Schools will no longer be rated within “bands,” for example, because some had exploited the designation for improper marketing. Before, schools that were rated good, very good or outstanding were grouped together within the “Band A, High Performing” designation.
Those ranked as acceptable fell into the “Band B: Satisfactory” group, while those that earned a “weak” or “very weak” rating were classified as “Band C: In need of significant improvement.” A number of schools marketed themselves as being a “Band A” school, potentially misleading parents into believing the school was “outstanding,” when it was, in fact, just “good.”
“There is a difference between outstanding and good schools, and putting them all together in the same classification is not fair,” said Dr Obeidat. “Parents didn’t know that this is good and this is outstanding.”
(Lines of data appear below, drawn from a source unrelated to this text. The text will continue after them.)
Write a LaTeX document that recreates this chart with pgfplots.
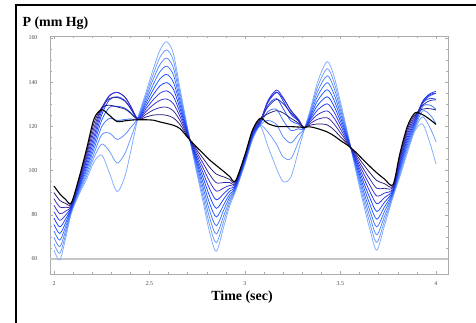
\documentclass[border=0pt]{standalone}
\usepackage{fontspec}
\setmainfont{Liberation Serif}
\usepackage{pgfplots}
\usepackage{pgfplotstable}
\pgfplotsset{compat=1.18}
\pgfplotstableread{
t c0 c1 c2 c3 c4 c5 c6 c7 c8 c9 c10
2.00 93 90.1 87.2 84.3 81.4 78.5 75.6 72.7 69.8 66.9 64
2.03 89.5 86.5 83.5 80.5 77.5 74.5 71.5 68.5 65.5 62.5 59.5
2.06 87 85.2 83.4 81.6 79.8 78 76.2 74.4 72.6 70.8 69
2.09 85.3 84.8 84.3 83.9 83.4 82.9 82.4 81.9 81.5 81.0 80.5
2.13 96.4 95.7 94.9 94.2 93.4 92.7 92.0 91.2 90.5 89.7 89
2.17 109.6 108.2 106.9 105.5 104.2 102.8 101.4 100.1 98.7 97.4 96
2.21 123.5 121.6 119.6 117.7 115.7 113.8 111.8 109.9 107.9 106.0 104
2.25 127.5 128.4 128.5 128.1 127.0 125.3 122.9 119.9 116.2 112.0 107
2.29 125 129.6 132.6 134.0 133.8 132.0 128.6 123.6 117.0 108.8 99
2.33 122.2 128.8 133.1 135.4 135.4 133.4 129.1 122.7 114.1 103.4 90.5
2.37 122.5 127.9 131.5 133.3 133.4 131.8 128.3 123.1 116.2 107.5 97
2.40 122.8 126.0 128.2 129.3 129.4 128.4 126.4 123.4 119.3 114.2 108
2.44 123 123.1 123.2 123.3 123.4 123.5 123.6 123.7 123.8 123.9 124
2.48 123 124.2 125.4 126.6 127.8 129 130.2 131.4 132.6 133.8 135
2.52 122.8 125.1 127.4 129.8 132.1 134.4 136.7 139.0 141.4 143.7 146
2.555 122 125.3 128.5 131.8 135 138.3 141.5 144.8 148 151.3 154.5
2.59 121.3 125 128.7 132.4 136.1 139.8 143.5 147.2 150.9 154.6 158.3
2.625 120.5 123.8 127 130.3 133.5 136.8 140 143.3 146.5 149.8 153
2.66 119 120.8 122.6 124.4 126.2 128 129.8 131.6 133.4 135.2 137
2.70 115 115.4 115.8 116.2 116.6 117 117.4 117.8 118.2 118.6 119
2.74 111.2 110.3 109.4 108.4 107.5 106.6 105.7 104.8 103.8 102.9 102
2.78 107.8 105.6 103.4 101.3 99.1 96.9 94.7 92.5 90.4 88.2 86
2.815 104.8 101.5 98.2 95 91.7 88.4 85.1 81.8 78.6 75.3 72
2.85 102.3 98.4 94.5 90.7 86.8 82.9 79.0 75.1 71.3 67.4 63.5
2.89 99.5 97.1 94.6 92.2 89.7 87.3 84.8 82.4 79.9 77.5 75
2.92 97.3 96.0 94.6 93.3 92.0 90.7 89.3 88.0 86.7 85.3 84
2.95 95.3 94.8 94.3 93.9 93.4 92.9 92.4 91.9 91.5 91.0 90.5
3.00 107.2 106.8 106.4 105.9 105.5 105.1 104.7 104.3 103.8 103.4 103
3.04 118.5 118.1 117.6 117.2 116.7 116.3 115.8 115.4 114.9 114.5 114
3.08 123.7 123.3 123.0 122.6 122.2 121.9 121.5 121.1 120.7 120.4 120
3.12 121.3 125.7 128.8 130.8 131.6 131.2 129.5 126.7 122.7 117.4 111
3.165 120 127.1 132.2 135.3 136.4 135.5 132.6 127.7 120.8 111.9 101
3.20 119.9 126.1 130.3 132.6 133.0 131.5 128.0 122.6 115.3 106.1 95
3.24 119.9 123.7 126.2 127.3 127.1 125.5 122.5 118.2 112.5 105.4 97
3.28 119.7 121.5 122.7 123.2 123.1 122.4 121.0 118.9 116.3 113.0 109
3.31 119.6 119.5 119.4 119.3 119.2 119.1 118.9 118.8 118.7 118.6 118.5
3.34 119.8 120.5 121.2 122.0 122.7 123.4 124.1 124.8 125.6 126.3 127
3.38 119 121.1 123.2 125.3 127.4 129.5 131.6 133.7 135.8 137.9 140
3.43 117.5 120.7 123.9 127.0 130.2 133.4 136.6 139.8 142.9 146.1 149.3
3.465 115.8 118.5 121.2 124.0 126.7 129.4 132.1 134.8 137.6 140.3 143
3.50 113.6 115.3 117.1 118.8 120.6 122.3 124.0 125.8 127.5 129.3 131
3.54 111.3 111.8 112.2 112.7 113.2 113.7 114.1 114.6 115.1 115.5 116
3.58 108.3 107.5 106.6 105.8 105.0 104.2 103.3 102.5 101.7 100.8 100
3.62 104.8 102.8 100.8 98.9 96.9 94.9 92.9 90.9 89.0 87.0 85
3.655 101.8 98.9 96.0 93.2 90.3 87.4 84.5 81.6 78.8 75.9 73
3.69 99 95.5 92 88.5 85 81.5 78 74.5 71 67.5 64
3.73 96.2 94.1 92.0 89.8 87.7 85.6 83.5 81.4 79.2 77.1 75
3.775 93.6 93.0 92.5 91.9 91.4 90.8 90.2 89.7 89.1 88.6 88
3.81 107.3 106.3 105.2 104.2 103.2 102.2 101.1 100.1 99.1 98.0 97
3.85 120 118.8 117.6 116.4 115.2 114 112.8 111.6 110.4 109.2 108
3.89 126.1 125.3 124.5 123.7 122.9 122.1 121.2 120.4 119.6 118.8 118
3.93 125.3 127.8 129.6 130.7 131.3 131.2 130.4 129.0 127.0 124.3 121
3.97 123 128.0 131.7 134.0 134.9 134.5 132.7 129.6 125.1 119.2 112
4.00 120.9 127.4 132.0 134.9 135.8 135.0 132.2 127.7 121.3 113.1 103
}\curves
\definecolor{k1}{rgb}{0.14,0.10,0.45}
\definecolor{k2}{rgb}{0.20,0.15,0.65}
\definecolor{k3}{rgb}{0.20,0.18,0.82}
\definecolor{k4}{rgb}{0.15,0.20,0.92}
\definecolor{k5}{rgb}{0.08,0.25,1.00}
\definecolor{k6}{rgb}{0.12,0.33,1.00}
\definecolor{k7}{rgb}{0.22,0.43,1.00}
\definecolor{k8}{rgb}{0.32,0.52,1.00}
\definecolor{k9}{rgb}{0.42,0.60,1.00}
\definecolor{k10}{rgb}{0.50,0.67,1.00}
\begin{document}
\begin{tikzpicture}
\path[use as bounding box] (0,0) rectangle (476bp,323bp);
\fill[white] (0,0) rectangle (476bp,323bp);
\draw[line width=1.4bp] (16bp,0) -- (16bp,318bp) -- (476bp,318bp);
\begin{axis}[at={(50bp,49bp)}, anchor=south west, width=398bp, height=238bp, scale only axis,
  xmin=1.979, xmax=4.063, ymin=53.2, ymax=160.9,
  xtick={2,2.5,3,3.5,4}, xticklabels={2,2.5,3,3.5,4},
  ytick={60,80,...,160},
  minor x tick num=4, minor y tick num=3,
  axis line style={gray!65, line width=0.7bp},
  major tick length=3bp, minor tick length=2bp,
  tick style={gray!65, line width=0.5bp},
  tick label style={font=\fontsize{6}{7}\selectfont, text=gray!60!black},
  /pgf/number format/assume math mode=true,
  yticklabel style={xshift=-9bp},
  xticklabel style={yshift=-4bp},
  every axis plot/.append style={smooth, tension=0.5},
]
\addplot[gray!45, line width=1.2bp, sharp plot] coordinates {(1.979,60) (4.063,60)};
\addplot[k10, line width=0.75bp] table[x=t,y=c10] {\curves};
\addplot[k9, line width=0.75bp] table[x=t,y=c9] {\curves};
\addplot[k8, line width=0.75bp] table[x=t,y=c8] {\curves};
\addplot[k7, line width=0.75bp] table[x=t,y=c7] {\curves};
\addplot[k6, line width=0.75bp] table[x=t,y=c6] {\curves};
\addplot[k5, line width=0.75bp] table[x=t,y=c5] {\curves};
\addplot[k4, line width=0.75bp] table[x=t,y=c4] {\curves};
\addplot[k3, line width=0.75bp] table[x=t,y=c3] {\curves};
\addplot[k2, line width=0.75bp] table[x=t,y=c2] {\curves};
\addplot[k1, line width=0.75bp] table[x=t,y=c1] {\curves};
\addplot[black, line width=1.1bp] table[x=t,y=c0] {\curves};
\end{axis}
\node[anchor=base west, font=\fontsize{14}{16}\selectfont\bfseries] at (19bp,296.5bp) {P (mm Hg)};
\node[anchor=base, font=\fontsize{14}{16}\selectfont\bfseries] at (242bp,23bp) {Time (sec)};
\end{tikzpicture}
\end{document}
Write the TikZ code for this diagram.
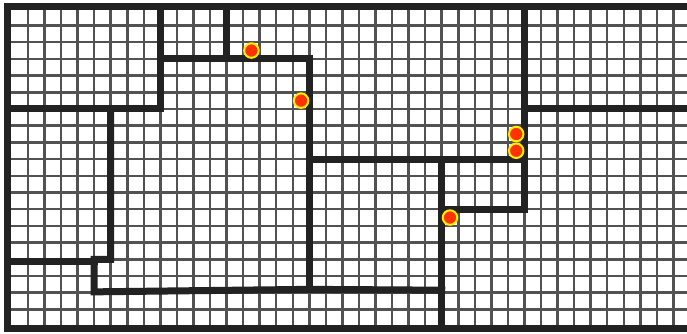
\documentclass[tikz,border=0pt]{standalone}
\usetikzlibrary{positioning}
\definecolor{dotred}{RGB}{255,51,0}
\definecolor{dotyellow}{RGB}{255,236,0}
\definecolor{wallgray}{RGB}{34,34,34}

\begin{document}
\begin{tikzpicture}[
  x=16.55pt, y=-16.7pt,
  gridline/.style={black!68, line width=2.5pt},
  wall/.style={wallgray, line width=7pt, line cap=rect, line join=miter},
  dot/.style={circle, fill=dotred, draw=dotyellow, line width=2pt,
              minimum size=14.5pt, inner sep=0pt}
]
  \useasboundingbox (-1.692,-1.527) rectangle (39.82,18.47);
  \fill[white] (-1.692,-1.527) rectangle (39.82,18.47);

  % grid
  \foreach \i in {0,...,39}
    \draw[gridline] (\i,-1.11) -- (\i,18.17);
  \foreach \j in {0,...,17}
    \draw[gridline] (-1.21,\j) -- (39.82,\j);

  % outer walls
  \draw[wall] (39.9,-1.11) -- (-1.21,-1.11) -- (-1.21,18.17) -- (39.9,18.17);

  % inner walls
  \draw[wall] (8,-1.11) -- (8,5) -- (-1.21,5);
  \draw[wall] (12,-1.11) -- (12,2);
  \draw[wall] (8,2) -- (17,2) -- (17,15.8);
  \draw[wall] (17,8) -- (30,8);
  \draw[wall] (30,-1.11) -- (30,11) -- (25,11);
  \draw[wall] (30,5) -- (39.9,5);
  \draw[wall] (25,8) -- (25,18.17);
  \draw[wall] (5,5) -- (5,14) -- (4,14) -- (4,15.95) -- (17,15.8) -- (25,15.85);
  \draw[wall] (-1.21,14.14) -- (4,14.14);

  % markers
  \node[dot] (m1) at (13.5,1.5) {};
  \node[dot] (m2) at (16.5,4.5) {};
  \node[dot] (m3) at (29.5,6.5) {};
  \node[dot] (m4) at (29.5,7.5) {};
  \node[dot] (m5) at (25.5,11.5) {};
\end{tikzpicture}
\end{document}
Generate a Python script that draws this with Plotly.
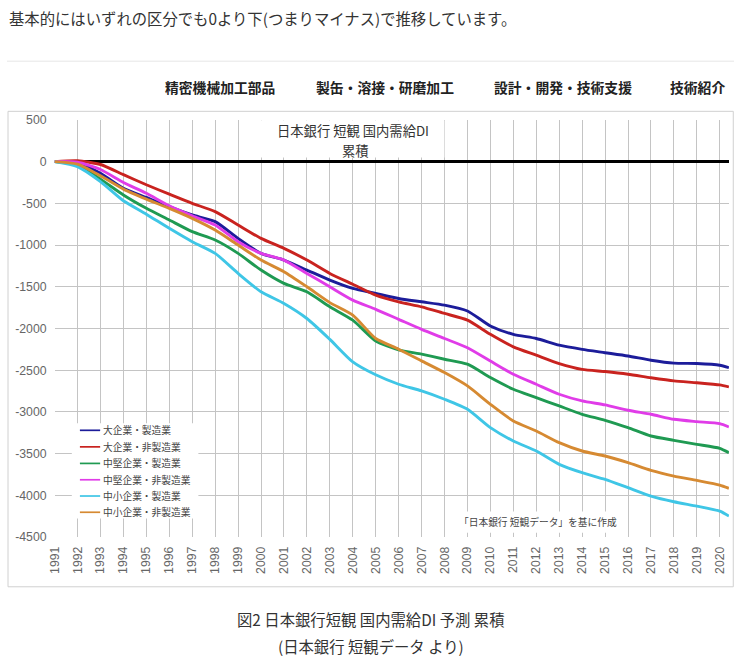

He said the purpose of the inspections is not to rank schools from best to worst, rather to help them improve.
In August, Adek entered into an exclusive contract with Tribal to inspect public and private schools in the emirate. The Dh42 million contract will expire in 2019.
“Starting in September, the latest contract will require an expansion of the inspection team,” Tribal wrote on its website. “As well as delivering high-quality inspections, the team will evaluate educational initiatives and continue to develop and train local Emirati inspectors to enable a sustainable model of school improvement, empowering the future of education in this region.”
Dr Obeidat said 82 local inspectors have been trained so far, but the number of Emirati inspectors working in schools remain low. Only 15 inspectors were Emirati last year, he said.
“All of them work in the government schools as principals or vice principals, so they can’t work with us full-time,” he said. “Each one will do one inspection.”
While private schools in Abu Dhabi have made tremendous progress since the inspections were first rolled out eight years ago, he said there is still room for improvement.
“We are still not happy about the quality of Arabic in many of the schools,” said Dr Obeidat. “Students’ critical thinking and learning skills, this is another area for improvement that we want schools to work on.
“What differentiates outstanding schools from acceptable schools is the consistency and the quality of teaching, which is one of the key areas for improvement in many of the schools,” he said.
Nilay Ozral, chief executive of private schools operator Aldar Academies, said she welcomed the changes to the school inspections.
“I think schools should be prepared to have inspections at any time,” said Ms Ozral. “Before I took over the schools, they spent days and weeks to prepare for inspection, we moved away from that. Our schools are ready to be inspected at any time. It shouldn’t be a burden on schools, anyone should be able to walk in and see how you are doing and you should have your data, you should have your analysis, your strengths, your gaps, your focus areas that you’re working on, that’s how you should work. I’m not sure everyone is working like that.”
Mark Leppard, headmaster of the British School Al Khubairat, which has consistently ranked among the emirate’s best schools, said the shorter notice period may pose a challenge for some.
“But if schools are focused on continual improvement, it should not matter about the notice period,” said Mr Leppard. “In fact, I believe the shorter notice period will enable inspectors to see the school in its natural form, rather than over prepared just for an inspection. This will enable the inspectors to get a more realistic picture and therefore the inspection feedback is more useful for the school and its path of self-improvement. I also feel the shorter notice period means far less disruption to teaching and learning.”